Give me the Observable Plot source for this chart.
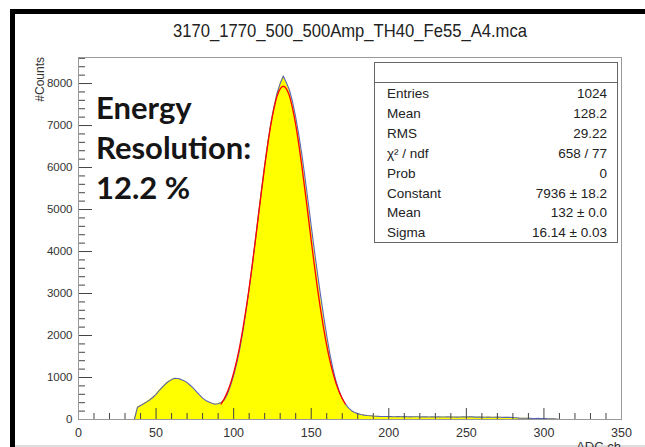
<!DOCTYPE html>
<html>
<head>
<meta charset="utf-8">
<script src="https://cdn.jsdelivr.net/npm/d3@7"></script>
<script src="https://cdn.jsdelivr.net/npm/@observablehq/plot@0.6"></script>
<style>
  html, body { margin: 0; padding: 0; background: #fff; }
  #chart svg { display: block; }
</style>
</head>
<body>
<div id="chart"></div>
<script>
// ---------------- data ----------------
const chartTitle = "3170_1770_500_500Amp_TH40_Fe55_A4.mca";
const xAxisLabel = "ADC ch";
const yAxisLabel = "#Counts";
const annotationLines = ["Energy", "Resolution:", "12.2 %"];

// histogram: channels start at 36, bins of 2 channels
const firstChannel = 36;
const channelStep = 2;
const counts = [
  0, 290, 335, 375, 420, 470, 530, 600, 690, 770,
  845, 905, 950, 980, 975, 955, 925, 880, 815, 745,
  665, 585, 510, 455, 415, 385, 365, 375, 405, 470,
  610, 810, 1050, 1340, 1690, 2110, 2590, 3110, 3670, 4270,
  4880, 5480, 6060, 6590, 7060, 7450, 7770, 8000, 8180, 8020,
  7840, 7560, 7200, 6780, 6300, 5760, 5190, 4610, 4040, 3490,
  2960, 2460, 1990, 1570, 1210, 910, 680, 500, 370, 275,
  210, 168, 140, 120, 105, 95, 88, 82, 78, 74,
  72, 70, 72, 68, 66, 70, 64, 68, 66, 62,
  66, 64, 60, 64, 62, 60, 64, 58, 62, 60,
  58, 62, 58, 60, 56, 60, 62, 58, 66, 62,
  56, 58, 56, 54, 58, 54, 52, 56, 52, 50,
  52, 50, 48, 40, 32, 30, 28, 30, 26, 24,
  26, 22, 24, 20, 18, 16, 12, 0
];

// gaussian fit curve (red), sampled every 2 channels from 92 to 172
const fitFirstChannel = 92;
const fitValues = [
  370, 500, 660, 860, 1110, 1410, 1760, 2170, 2630, 3130,
  3680, 4260, 4860, 5450, 6020, 6550, 7020, 7400, 7700, 7875,
  7936, 7875, 7700, 7400, 7020, 6550, 6020, 5450, 4860, 4260,
  3680, 3130, 2630, 2170, 1760, 1410, 1110, 860, 660, 500, 370
];

// axes
const xTickLabels = [0, 50, 100, 150, 200, 250, 300, 350];
const xMinorTicks = [10,20,30,40,60,70,80,90,110,120,130,140,160,170,180,190,210,220,230,240,260,270,280,290,310,320,330,340];
const yTickLabels = [0, 1000, 2000, 3000, 4000, 5000, 6000, 7000, 8000];
const yMinorTicks = [200,400,600,800,1200,1400,1600,1800,2200,2400,2600,2800,3200,3400,3600,3800,4200,4400,4600,4800,5200,5400,5600,5800,6200,6400,6600,6800,7200,7400,7600,7800,8200,8400,8600];

// statistics box
const statsLabels = ["Entries", "Mean", "RMS", "χ² / ndf", "Prob", "Constant", "Mean", "Sigma"];
const statsValues = ["1024", "128.2", "29.22", "658 / 77", "0", "7936 ± 18.2", "132 ± 0.0", "16.14 ± 0.03"];

// ---------------- chart ----------------
const hist = counts.map((c, i) => ({adc: firstChannel + i * channelStep, count: c}));
const fit = fitValues.map((v, i) => ({adc: fitFirstChannel + i * channelStep, value: v}));

const W = 645, H = 447, mL = 78, mR = 24, mT = 57, mB = 28;
const plotW = W - mL - mR, plotH = H - mT - mB;
const rootFont = "'Liberation Sans', Arial, sans-serif";
const tickColor = "#444";

const svg = Plot.plot({
  width: W, height: H,
  marginLeft: mL, marginRight: mR, marginTop: mT, marginBottom: mB,
  style: {fontFamily: rootFont, background: "#fff", overflow: "visible"},
  x: {domain: [0, 350]},
  y: {domain: [0, 8620]},
  marks: [
    Plot.areaY(hist, {x: "adc", y: "count", curve: "linear", fill: "#ffff00"}),
    Plot.lineY(hist, {x: "adc", y: "count", curve: "linear", stroke: "#5a64b4", strokeWidth: 1.1}),
    Plot.line(fit, {x: "adc", y: "value", curve: "monotone-x", stroke: "#ff0000", strokeWidth: 1.3}),
    Plot.ruleX(xMinorTicks, {insetTop: plotH - 6, stroke: tickColor}),
    Plot.ruleX(xTickLabels, {insetTop: plotH - 11, stroke: tickColor}),
    Plot.ruleY(yMinorTicks, {insetRight: plotW - 7, stroke: tickColor}),
    Plot.ruleY(yTickLabels, {insetRight: plotW - 14, stroke: tickColor}),
    Plot.frame({stroke: "#999"}),
    Plot.axisX(xTickLabels, {tickSize: 0, tickPadding: 9, fontSize: 12.5, label: null, color: "#333", tickFormat: d => String(d)}),
    Plot.axisY(yTickLabels, {tickSize: 0, tickPadding: 6, fontSize: 11.5, label: null, color: "#333", tickFormat: d => String(d)})
  ]
});

const s = d3.select(svg);

// outer border (black band top & left, thin line at bottom)
s.append("rect").attr("x", 10).attr("y", 9).attr("width", W - 10).attr("height", 5).attr("fill", "#000");
s.append("rect").attr("x", 10).attr("y", 9).attr("width", 5).attr("height", H - 9).attr("fill", "#000");
s.append("line").attr("x1", 15).attr("x2", W).attr("y1", 446).attr("y2", 446).attr("stroke", "#bbb");

// title
s.append("text").attr("x", 350).attr("y", 37).attr("text-anchor", "middle")
  .attr("textLength", 354).attr("lengthAdjust", "spacingAndGlyphs")
  .style("font-family", rootFont).style("font-size", "19px").attr("fill", "#222").text(chartTitle);

// axis titles
s.append("text").attr("transform", "translate(44,57) rotate(-90)").attr("text-anchor", "end")
  .style("font-family", rootFont).style("font-size", "12px").attr("fill", "#333").text(yAxisLabel);
s.append("text").attr("x", 621).attr("y", 451).attr("text-anchor", "end")
  .style("font-family", rootFont).style("font-size", "13px").attr("fill", "#333").text(xAxisLabel);

// annotation
const ann = s.append("g").attr("text-anchor", "start")
  .style("font-family", "Lato, 'Open Sans', sans-serif").style("font-weight", "bold")
  .style("font-size", "31px").attr("fill", "#151515");
annotationLines.forEach((t, i) => ann.append("text").attr("x", 96).attr("y", 119 + i * 40).attr("text-anchor", "start").text(t));

// stats box
const box = s.append("g");
box.append("rect").attr("x", 374.5).attr("y", 62.5).attr("width", 243).attr("height", 180)
  .attr("fill", "#fff").attr("stroke", "#666");
box.append("line").attr("x1", 374.5).attr("x2", 617.5).attr("y1", 82.5).attr("y2", 82.5).attr("stroke", "#666");
statsLabels.forEach((t, i) => {
  box.append("text").attr("x", 387).attr("y", 98 + i * 19.9).attr("text-anchor", "start")
    .style("font-family", rootFont).style("font-size", "13.5px").attr("fill", "#222").text(t);
  box.append("text").attr("x", 607).attr("y", 98 + i * 19.9).attr("text-anchor", "end")
    .style("font-family", rootFont).style("font-size", "13.5px").attr("fill", "#222").text(statsValues[i]);
});

document.getElementById("chart").appendChild(svg);
</script>
</body>
</html>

+===+

→ **BRIEF**
Copy out each line exactly, without the pictures.

→ **EXERCISE RESULT**
Give me the Observable Plot source for this chart.
<!DOCTYPE html>
<html>
<head>
<meta charset="utf-8">
<script src="https://cdn.jsdelivr.net/npm/d3@7"></script>
<script src="https://cdn.jsdelivr.net/npm/@observablehq/plot@0.6"></script>
<style>
  html, body { margin: 0; padding: 0; background: #fff; }
  #chart svg { display: block; }
</style>
</head>
<body>
<div id="chart"></div>
<script>
// ---------------- data ----------------
const chartTitle = "3170_1770_500_500Amp_TH40_Fe55_A4.mca";
const xAxisLabel = "ADC ch";
const yAxisLabel = "#Counts";
const annotationLines = ["Energy", "Resolution:", "12.2 %"];

// histogram: channels start at 36, bins of 2 channels
const firstChannel = 36;
const channelStep = 2;
const counts = [
  0, 290, 335, 375, 420, 470, 530, 600, 690, 770,
  845, 905, 950, 980, 975, 955, 925, 880, 815, 745,
  665, 585, 510, 455, 415, 385, 365, 375, 405, 470,
  610, 810, 1050, 1340, 1690, 2110, 2590, 3110, 3670, 4270,
  4880, 5480, 6060, 6590, 7060, 7450, 7770, 8000, 8180, 8020,
  7840, 7560, 7200, 6780, 6300, 5760, 5190, 4610, 4040, 3490,
  2960, 2460, 1990, 1570, 1210, 910, 680, 500, 370, 275,
  210, 168, 140, 120, 105, 95, 88, 82, 78, 74,
  72, 70, 72, 68, 66, 70, 64, 68, 66, 62,
  66, 64, 60, 64, 62, 60, 64, 58, 62, 60,
  58, 62, 58, 60, 56, 60, 62, 58, 66, 62,
  56, 58, 56, 54, 58, 54, 52, 56, 52, 50,
  52, 50, 48, 40, 32, 30, 28, 30, 26, 24,
  26, 22, 24, 20, 18, 16, 12, 0
];

// gaussian fit curve (red), sampled every 2 channels from 92 to 172
const fitFirstChannel = 92;
const fitValues = [
  370, 500, 660, 860, 1110, 1410, 1760, 2170, 2630, 3130,
  3680, 4260, 4860, 5450, 6020, 6550, 7020, 7400, 7700, 7875,
  7936, 7875, 7700, 7400, 7020, 6550, 6020, 5450, 4860, 4260,
  3680, 3130, 2630, 2170, 1760, 1410, 1110, 860, 660, 500, 370
];

// axes
const xTickLabels = [0, 50, 100, 150, 200, 250, 300, 350];
const xMinorTicks = [10,20,30,40,60,70,80,90,110,120,130,140,160,170,180,190,210,220,230,240,260,270,280,290,310,320,330,340];
const yTickLabels = [0, 1000, 2000, 3000, 4000, 5000, 6000, 7000, 8000];
const yMinorTicks = [200,400,600,800,1200,1400,1600,1800,2200,2400,2600,2800,3200,3400,3600,3800,4200,4400,4600,4800,5200,5400,5600,5800,6200,6400,6600,6800,7200,7400,7600,7800,8200,8400,8600];

// statistics box
const statsLabels = ["Entries", "Mean", "RMS", "χ² / ndf", "Prob", "Constant", "Mean", "Sigma"];
const statsValues = ["1024", "128.2", "29.22", "658 / 77", "0", "7936 ± 18.2", "132 ± 0.0", "16.14 ± 0.03"];

// ---------------- chart ----------------
const hist = counts.map((c, i) => ({adc: firstChannel + i * channelStep, count: c}));
const fit = fitValues.map((v, i) => ({adc: fitFirstChannel + i * channelStep, value: v}));

const W = 645, H = 447, mL = 78, mR = 24, mT = 57, mB = 28;
const plotW = W - mL - mR, plotH = H - mT - mB;
const rootFont = "'Liberation Sans', Arial, sans-serif";
const tickColor = "#444";

const svg = Plot.plot({
  width: W, height: H,
  marginLeft: mL, marginRight: mR, marginTop: mT, marginBottom: mB,
  style: {fontFamily: rootFont, background: "#fff", overflow: "visible"},
  x: {domain: [0, 350]},
  y: {domain: [0, 8620]},
  marks: [
    Plot.areaY(hist, {x: "adc", y: "count", curve: "linear", fill: "#ffff00"}),
    Plot.lineY(hist, {x: "adc", y: "count", curve: "linear", stroke: "#5a64b4", strokeWidth: 1.1}),
    Plot.line(fit, {x: "adc", y: "value", curve: "monotone-x", stroke: "#ff0000", strokeWidth: 1.3}),
    Plot.ruleX(xMinorTicks, {insetTop: plotH - 6, stroke: tickColor}),
    Plot.ruleX(xTickLabels, {insetTop: plotH - 11, stroke: tickColor}),
    Plot.ruleY(yMinorTicks, {insetRight: plotW - 7, stroke: tickColor}),
    Plot.ruleY(yTickLabels, {insetRight: plotW - 14, stroke: tickColor}),
    Plot.frame({stroke: "#999"}),
    Plot.axisX(xTickLabels, {tickSize: 0, tickPadding: 9, fontSize: 12.5, label: null, color: "#333", tickFormat: d => String(d)}),
    Plot.axisY(yTickLabels, {tickSize: 0, tickPadding: 6, fontSize: 11.5, label: null, color: "#333", tickFormat: d => String(d)})
  ]
});

const s = d3.select(svg);

// outer border (black band top & left, thin line at bottom)
s.append("rect").attr("x", 10).attr("y", 9).attr("width", W - 10).attr("height", 5).attr("fill", "#000");
s.append("rect").attr("x", 10).attr("y", 9).attr("width", 5).attr("height", H - 9).attr("fill", "#000");
s.append("line").attr("x1", 15).attr("x2", W).attr("y1", 446).attr("y2", 446).attr("stroke", "#bbb");

// title
s.append("text").attr("x", 350).attr("y", 37).attr("text-anchor", "middle")
  .attr("textLength", 354).attr("lengthAdjust", "spacingAndGlyphs")
  .style("font-family", rootFont).style("font-size", "19px").attr("fill", "#222").text(chartTitle);

// axis titles
s.append("text").attr("transform", "translate(44,57) rotate(-90)").attr("text-anchor", "end")
  .style("font-family", rootFont).style("font-size", "12px").attr("fill", "#333").text(yAxisLabel);
s.append("text").attr("x", 621).attr("y", 451).attr("text-anchor", "end")
  .style("font-family", rootFont).style("font-size", "13px").attr("fill", "#333").text(xAxisLabel);

// annotation
const ann = s.append("g").attr("text-anchor", "start")
  .style("font-family", "Lato, 'Open Sans', sans-serif").style("font-weight", "bold")
  .style("font-size", "31px").attr("fill", "#151515");
annotationLines.forEach((t, i) => ann.append("text").attr("x", 96).attr("y", 119 + i * 40).attr("text-anchor", "start").text(t));

// stats box
const box = s.append("g");
box.append("rect").attr("x", 374.5).attr("y", 62.5).attr("width", 243).attr("height", 180)
  .attr("fill", "#fff").attr("stroke", "#666");
box.append("line").attr("x1", 374.5).attr("x2", 617.5).attr("y1", 82.5).attr("y2", 82.5).attr("stroke", "#666");
statsLabels.forEach((t, i) => {
  box.append("text").attr("x", 387).attr("y", 98 + i * 19.9).attr("text-anchor", "start")
    .style("font-family", rootFont).style("font-size", "13.5px").attr("fill", "#222").text(t);
  box.append("text").attr("x", 607).attr("y", 98 + i * 19.9).attr("text-anchor", "end")
    .style("font-family", rootFont).style("font-size", "13.5px").attr("fill", "#222").text(statsValues[i]);
});

document.getElementById("chart").appendChild(svg);
</script>
</body>
</html>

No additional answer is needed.